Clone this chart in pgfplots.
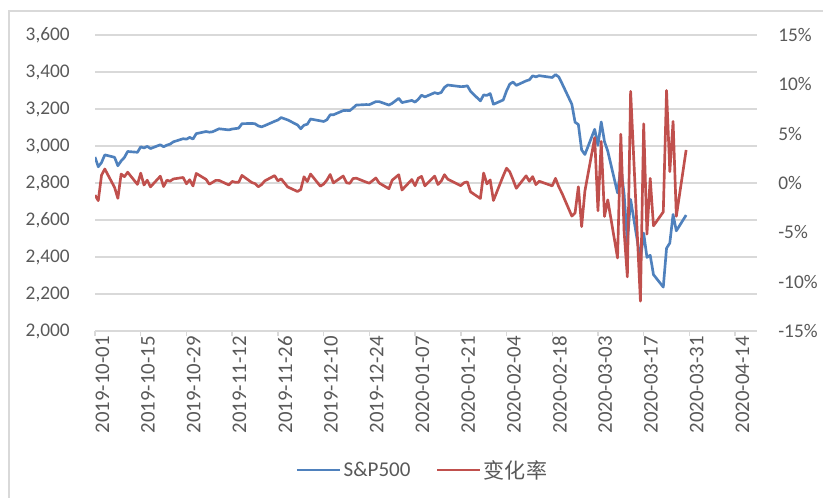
\documentclass[border=0pt]{standalone}
\usepackage{pgfplots}
\pgfplotsset{compat=1.18}
\usepackage{fontspec}
\setmainfont{Carlito}
\newfontfamily\cjk{Noto Sans CJK SC}
\definecolor{sblue}{HTML}{4F81BD}
\definecolor{sred}{HTML}{C0504D}
\definecolor{gridc}{HTML}{D9D9D9}
\definecolor{txt}{HTML}{595959}
\newcommand{\lblfont}{\fontsize{14.5}{17}\selectfont}
\newcommand{\datefont}{\fontsize{15.6}{18}\selectfont}
\newcommand{\legfont}{\fontsize{15.8}{18}\selectfont}
\begin{document}
\begin{tikzpicture}
\path[use as bounding box] (0pt,0pt) rectangle (617.25pt,372.75pt);
\draw[gridc, line width=1pt] (6.75pt,-4pt) -- (6.75pt,364.5pt) -- (625pt,364.5pt);
\begin{axis}[
  at={(71.25pt,124.5pt)}, anchor=south west,
  scale only axis, width=496.5pt, height=222pt,
  xmin=0, xmax=202.7, ymin=2000, ymax=3600,
  axis x line*=bottom, axis y line*=left,
  y axis line style={draw=none},
  x axis line style={gridc, line width=1.1pt},
  ytick={2000,2200,...,3600},
  ymajorgrids, grid style={gridc, line width=1.1pt},
  ytick style={draw=none},
  xtick={0,14,...,196},
  xticklabels={2019-10-01,2019-10-15,2019-10-29,2019-11-12,2019-11-26,2019-12-10,2019-12-24,2020-01-07,2020-01-21,2020-02-04,2020-02-18,2020-03-03,2020-03-17,2020-03-31,2020-04-14},
  xtick style={gridc, line width=1.1pt},
  tick align=outside, major tick length=3.75pt,
  x tick label style={rotate=90, anchor=east, font=\datefont, text=txt, inner sep=0pt, yshift=-5.5pt},
  y tick label style={font=\lblfont, text=txt, inner sep=0pt, xshift=-15pt},
  /pgf/number format/assume math mode=true,
  /pgf/number format/1000 sep={,},
  scaled y ticks=false,
]
\addplot[sblue, line width=2pt, line join=round] coordinates {
(0,2940.25)(1,2887.61)(2,2910.63)(3,2952.01)(6,2938.79)(7,2893.06)(8,2919.40)(9,2938.13)(10,2970.27)(13,2966.15)(14,2995.68)(15,2989.69)(16,2997.95)(17,2986.20)(20,3006.72)(21,2995.99)(22,3004.52)(23,3010.29)(24,3022.55)(27,3039.42)(28,3036.89)(29,3046.77)(30,3037.56)
(31,3066.91)(34,3078.27)(35,3074.62)(36,3076.78)(37,3085.18)(38,3093.08)(41,3087.01)(42,3091.84)(43,3094.04)(44,3096.63)(45,3120.46)(48,3122.03)(49,3120.18)(50,3108.46)(51,3103.54)(52,3110.29)(55,3133.64)(56,3140.52)(57,3153.63)(59,3140.98)
(62,3113.87)(63,3093.20)(64,3112.76)(65,3117.43)(66,3145.91)(69,3135.96)(70,3132.52)(71,3141.63)(72,3168.57)(73,3168.80)(76,3191.45)(77,3192.52)(78,3191.14)(79,3205.37)(80,3221.22)(83,3224.01)(84,3223.38)(86,3239.91)(87,3240.02)(90,3221.29)(91,3230.78)
(93,3257.85)(94,3234.85)(97,3246.28)(98,3237.18)(99,3253.05)(100,3274.70)(101,3265.35)(104,3288.13)(105,3283.15)(106,3289.29)(107,3316.81)(108,3329.62)(112,3320.79)(113,3321.75)(114,3325.54)(115,3295.47)(118,3243.63)(119,3276.24)(120,3273.40)(121,3283.66)(122,3225.52)
(125,3248.92)(126,3297.59)(127,3334.69)(128,3345.78)(129,3327.71)(132,3352.09)(133,3357.75)(134,3379.45)(135,3373.94)(136,3380.16)(140,3370.29)(141,3386.15)(142,3373.23)(143,3337.75)(146,3225.89)(147,3128.21)(148,3116.39)(149,2978.76)(150,2954.22)
(153,3090.23)(154,3003.37)(155,3130.12)(156,3023.94)(157,2972.37)(160,2746.56)(161,2882.23)(162,2741.38)(163,2480.64)(164,2711.02)(167,2386.13)(168,2529.19)(169,2398.10)(170,2409.39)(171,2304.92)(174,2237.40)(175,2447.33)(176,2475.56)(177,2630.07)(178,2541.47)(181,2626.65)
};
\end{axis}
\begin{axis}[
  at={(71.25pt,124.5pt)}, anchor=south west,
  scale only axis, width=496.5pt, height=222pt,
  xmin=0, xmax=202.7, ymin=-15, ymax=15,
  axis x line=none, axis y line*=right,
  y axis line style={draw=none},
  ytick={-15,-10,...,15},
  ytick style={draw=none},
  yticklabel={\pgfmathprintnumber{\tick}\%},
  y tick label style={font=\lblfont, text=txt, inner sep=0pt, anchor=west, xshift=15.75pt},
  /pgf/number format/assume math mode=true,
  legend columns=2,
  legend style={at={(0.495,-0.47)}, anchor=center, draw=none, fill=none,
    font=\legfont, text=txt,
    /tikz/every even column/.append style={column sep=17pt},
    inner sep=0pt},
  legend image code/.code={\draw[#1] (0pt,0pt) -- (32pt,0pt);},
]
\addlegendimage{sblue, line width=2pt}
\addlegendentry{S\&P500}
\addplot[sred, line width=2pt, line join=round] coordinates {
(0,-1.23)(1,-1.79)(2,0.80)(3,1.42)(6,-0.45)(7,-1.56)(8,0.91)(9,0.64)(10,1.09)(13,-0.14)(14,1.00)(15,-0.20)(16,0.28)(17,-0.39)(20,0.69)(21,-0.36)(22,0.28)(23,0.19)(24,0.41)(27,0.56)(28,-0.08)(29,0.33)(30,-0.30)
(31,0.97)(34,0.37)(35,-0.12)(36,0.07)(37,0.27)(38,0.26)(41,-0.20)(42,0.16)(43,0.07)(44,0.08)(45,0.77)(48,0.05)(49,-0.06)(50,-0.38)(51,-0.16)(52,0.22)(55,0.75)(56,0.22)(57,0.42)(59,-0.40)
(62,-0.86)(63,-0.66)(64,0.63)(65,0.15)(66,0.91)(69,-0.32)(70,-0.11)(71,0.29)(72,0.86)(73,0.01)(76,0.71)(77,0.03)(78,-0.04)(79,0.45)(80,0.49)(83,0.09)(84,-0.02)(86,0.51)(87,0.00)(90,-0.58)(91,0.29)
(93,0.84)(94,-0.71)(97,0.35)(98,-0.28)(99,0.49)(100,0.67)(101,-0.29)(104,0.70)(105,-0.15)(106,0.19)(107,0.84)(108,0.39)(112,-0.27)(113,0.03)(114,0.11)(115,-0.90)(118,-1.57)(119,1.01)(120,-0.09)(121,0.31)(122,-1.77)
(125,0.73)(126,1.50)(127,1.13)(128,0.33)(129,-0.54)(132,0.73)(133,0.17)(134,0.65)(135,-0.16)(136,0.18)(140,-0.29)(141,0.47)(142,-0.38)(143,-1.05)(146,-3.35)(147,-3.03)(148,-0.38)(149,-4.42)(150,-0.82)
(153,4.60)(154,-2.81)(155,4.22)(156,-3.39)(157,-1.71)(160,-7.60)(161,4.94)(162,-4.89)(163,-9.51)(164,9.29)(167,-11.98)(168,6.00)(169,-5.18)(170,0.47)(171,-4.34)(174,-2.93)(175,9.38)(176,1.15)(177,6.24)(178,-3.37)(181,3.35)
};
\addlegendentry{{\cjk 变化率}}
\end{axis}
\end{tikzpicture}
\end{document}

★ ★ ★

:: GIVEN PROBLEM ::
Word for word, quote the full listing, omitting every picture.

:: REPLY ::
Clone this chart in pgfplots.
\documentclass[border=0pt]{standalone}
\usepackage{pgfplots}
\pgfplotsset{compat=1.18}
\usepackage{fontspec}
\setmainfont{Carlito}
\newfontfamily\cjk{Noto Sans CJK SC}
\definecolor{sblue}{HTML}{4F81BD}
\definecolor{sred}{HTML}{C0504D}
\definecolor{gridc}{HTML}{D9D9D9}
\definecolor{txt}{HTML}{595959}
\newcommand{\lblfont}{\fontsize{14.5}{17}\selectfont}
\newcommand{\datefont}{\fontsize{15.6}{18}\selectfont}
\newcommand{\legfont}{\fontsize{15.8}{18}\selectfont}
\begin{document}
\begin{tikzpicture}
\path[use as bounding box] (0pt,0pt) rectangle (617.25pt,372.75pt);
\draw[gridc, line width=1pt] (6.75pt,-4pt) -- (6.75pt,364.5pt) -- (625pt,364.5pt);
\begin{axis}[
  at={(71.25pt,124.5pt)}, anchor=south west,
  scale only axis, width=496.5pt, height=222pt,
  xmin=0, xmax=202.7, ymin=2000, ymax=3600,
  axis x line*=bottom, axis y line*=left,
  y axis line style={draw=none},
  x axis line style={gridc, line width=1.1pt},
  ytick={2000,2200,...,3600},
  ymajorgrids, grid style={gridc, line width=1.1pt},
  ytick style={draw=none},
  xtick={0,14,...,196},
  xticklabels={2019-10-01,2019-10-15,2019-10-29,2019-11-12,2019-11-26,2019-12-10,2019-12-24,2020-01-07,2020-01-21,2020-02-04,2020-02-18,2020-03-03,2020-03-17,2020-03-31,2020-04-14},
  xtick style={gridc, line width=1.1pt},
  tick align=outside, major tick length=3.75pt,
  x tick label style={rotate=90, anchor=east, font=\datefont, text=txt, inner sep=0pt, yshift=-5.5pt},
  y tick label style={font=\lblfont, text=txt, inner sep=0pt, xshift=-15pt},
  /pgf/number format/assume math mode=true,
  /pgf/number format/1000 sep={,},
  scaled y ticks=false,
]
\addplot[sblue, line width=2pt, line join=round] coordinates {
(0,2940.25)(1,2887.61)(2,2910.63)(3,2952.01)(6,2938.79)(7,2893.06)(8,2919.40)(9,2938.13)(10,2970.27)(13,2966.15)(14,2995.68)(15,2989.69)(16,2997.95)(17,2986.20)(20,3006.72)(21,2995.99)(22,3004.52)(23,3010.29)(24,3022.55)(27,3039.42)(28,3036.89)(29,3046.77)(30,3037.56)
(31,3066.91)(34,3078.27)(35,3074.62)(36,3076.78)(37,3085.18)(38,3093.08)(41,3087.01)(42,3091.84)(43,3094.04)(44,3096.63)(45,3120.46)(48,3122.03)(49,3120.18)(50,3108.46)(51,3103.54)(52,3110.29)(55,3133.64)(56,3140.52)(57,3153.63)(59,3140.98)
(62,3113.87)(63,3093.20)(64,3112.76)(65,3117.43)(66,3145.91)(69,3135.96)(70,3132.52)(71,3141.63)(72,3168.57)(73,3168.80)(76,3191.45)(77,3192.52)(78,3191.14)(79,3205.37)(80,3221.22)(83,3224.01)(84,3223.38)(86,3239.91)(87,3240.02)(90,3221.29)(91,3230.78)
(93,3257.85)(94,3234.85)(97,3246.28)(98,3237.18)(99,3253.05)(100,3274.70)(101,3265.35)(104,3288.13)(105,3283.15)(106,3289.29)(107,3316.81)(108,3329.62)(112,3320.79)(113,3321.75)(114,3325.54)(115,3295.47)(118,3243.63)(119,3276.24)(120,3273.40)(121,3283.66)(122,3225.52)
(125,3248.92)(126,3297.59)(127,3334.69)(128,3345.78)(129,3327.71)(132,3352.09)(133,3357.75)(134,3379.45)(135,3373.94)(136,3380.16)(140,3370.29)(141,3386.15)(142,3373.23)(143,3337.75)(146,3225.89)(147,3128.21)(148,3116.39)(149,2978.76)(150,2954.22)
(153,3090.23)(154,3003.37)(155,3130.12)(156,3023.94)(157,2972.37)(160,2746.56)(161,2882.23)(162,2741.38)(163,2480.64)(164,2711.02)(167,2386.13)(168,2529.19)(169,2398.10)(170,2409.39)(171,2304.92)(174,2237.40)(175,2447.33)(176,2475.56)(177,2630.07)(178,2541.47)(181,2626.65)
};
\end{axis}
\begin{axis}[
  at={(71.25pt,124.5pt)}, anchor=south west,
  scale only axis, width=496.5pt, height=222pt,
  xmin=0, xmax=202.7, ymin=-15, ymax=15,
  axis x line=none, axis y line*=right,
  y axis line style={draw=none},
  ytick={-15,-10,...,15},
  ytick style={draw=none},
  yticklabel={\pgfmathprintnumber{\tick}\%},
  y tick label style={font=\lblfont, text=txt, inner sep=0pt, anchor=west, xshift=15.75pt},
  /pgf/number format/assume math mode=true,
  legend columns=2,
  legend style={at={(0.495,-0.47)}, anchor=center, draw=none, fill=none,
    font=\legfont, text=txt,
    /tikz/every even column/.append style={column sep=17pt},
    inner sep=0pt},
  legend image code/.code={\draw[#1] (0pt,0pt) -- (32pt,0pt);},
]
\addlegendimage{sblue, line width=2pt}
\addlegendentry{S\&P500}
\addplot[sred, line width=2pt, line join=round] coordinates {
(0,-1.23)(1,-1.79)(2,0.80)(3,1.42)(6,-0.45)(7,-1.56)(8,0.91)(9,0.64)(10,1.09)(13,-0.14)(14,1.00)(15,-0.20)(16,0.28)(17,-0.39)(20,0.69)(21,-0.36)(22,0.28)(23,0.19)(24,0.41)(27,0.56)(28,-0.08)(29,0.33)(30,-0.30)
(31,0.97)(34,0.37)(35,-0.12)(36,0.07)(37,0.27)(38,0.26)(41,-0.20)(42,0.16)(43,0.07)(44,0.08)(45,0.77)(48,0.05)(49,-0.06)(50,-0.38)(51,-0.16)(52,0.22)(55,0.75)(56,0.22)(57,0.42)(59,-0.40)
(62,-0.86)(63,-0.66)(64,0.63)(65,0.15)(66,0.91)(69,-0.32)(70,-0.11)(71,0.29)(72,0.86)(73,0.01)(76,0.71)(77,0.03)(78,-0.04)(79,0.45)(80,0.49)(83,0.09)(84,-0.02)(86,0.51)(87,0.00)(90,-0.58)(91,0.29)
(93,0.84)(94,-0.71)(97,0.35)(98,-0.28)(99,0.49)(100,0.67)(101,-0.29)(104,0.70)(105,-0.15)(106,0.19)(107,0.84)(108,0.39)(112,-0.27)(113,0.03)(114,0.11)(115,-0.90)(118,-1.57)(119,1.01)(120,-0.09)(121,0.31)(122,-1.77)
(125,0.73)(126,1.50)(127,1.13)(128,0.33)(129,-0.54)(132,0.73)(133,0.17)(134,0.65)(135,-0.16)(136,0.18)(140,-0.29)(141,0.47)(142,-0.38)(143,-1.05)(146,-3.35)(147,-3.03)(148,-0.38)(149,-4.42)(150,-0.82)
(153,4.60)(154,-2.81)(155,4.22)(156,-3.39)(157,-1.71)(160,-7.60)(161,4.94)(162,-4.89)(163,-9.51)(164,9.29)(167,-11.98)(168,6.00)(169,-5.18)(170,0.47)(171,-4.34)(174,-2.93)(175,9.38)(176,1.15)(177,6.24)(178,-3.37)(181,3.35)
};
\addlegendentry{{\cjk 变化率}}
\end{axis}
\end{tikzpicture}
\end{document}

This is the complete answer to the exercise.